- [EXERCISE GOAL] Give every line back verbatim, dropping all images.

- [DATA SHOWN]

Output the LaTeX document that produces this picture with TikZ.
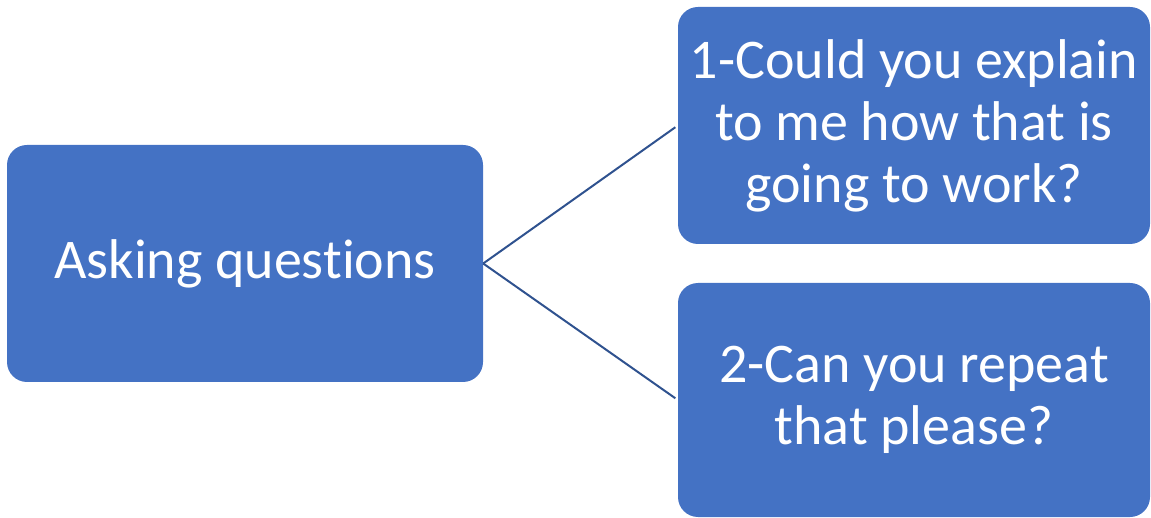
\documentclass[tikz,border=0pt]{standalone}
\usepackage{fontspec}
\setmainfont[Ligatures={NoCommon}]{Carlito}
\definecolor{boxblue}{HTML}{4472C4}
\definecolor{lineblue}{HTML}{2F528F}
\begin{document}
\begin{tikzpicture}[x=1pt,y=-1pt,
  box/.style={fill=boxblue,draw=none,rounded corners=20pt,text=white,align=center,inner sep=0pt,
    font=\fontsize{56}{62}\selectfont},
  conn/.style={draw=lineblue,line width=2pt,shorten >=3pt}]
\useasboundingbox (0,0) rectangle (1151,518);
\node[box,minimum width=476pt,minimum height=237pt] (ask) at (245,263.5) {Asking questions};
\node[box,minimum width=472pt,minimum height=237pt] (q1) at (914,125.5) {1-Could you explain\\to me how that is\\going to work?};
\node[box,minimum width=472pt,minimum height=234pt] (q2) at (914,400) {2-Can you repeat\\that please?};
\draw[conn] (ask.east) -- (q1.west);
\draw[conn] (ask.east) -- (q2.west);
\end{tikzpicture}
\end{document}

- [EXPECTED ANSWER]
Output the LaTeX document that produces this picture with TikZ.
\documentclass[tikz,border=0pt]{standalone}
\usepackage{fontspec}
\setmainfont[Ligatures={NoCommon}]{Carlito}
\definecolor{boxblue}{HTML}{4472C4}
\definecolor{lineblue}{HTML}{2F528F}
\begin{document}
\begin{tikzpicture}[x=1pt,y=-1pt,
  box/.style={fill=boxblue,draw=none,rounded corners=20pt,text=white,align=center,inner sep=0pt,
    font=\fontsize{56}{62}\selectfont},
  conn/.style={draw=lineblue,line width=2pt,shorten >=3pt}]
\useasboundingbox (0,0) rectangle (1151,518);
\node[box,minimum width=476pt,minimum height=237pt] (ask) at (245,263.5) {Asking questions};
\node[box,minimum width=472pt,minimum height=237pt] (q1) at (914,125.5) {1-Could you explain\\to me how that is\\going to work?};
\node[box,minimum width=472pt,minimum height=234pt] (q2) at (914,400) {2-Can you repeat\\that please?};
\draw[conn] (ask.east) -- (q1.west);
\draw[conn] (ask.east) -- (q2.west);
\end{tikzpicture}
\end{document}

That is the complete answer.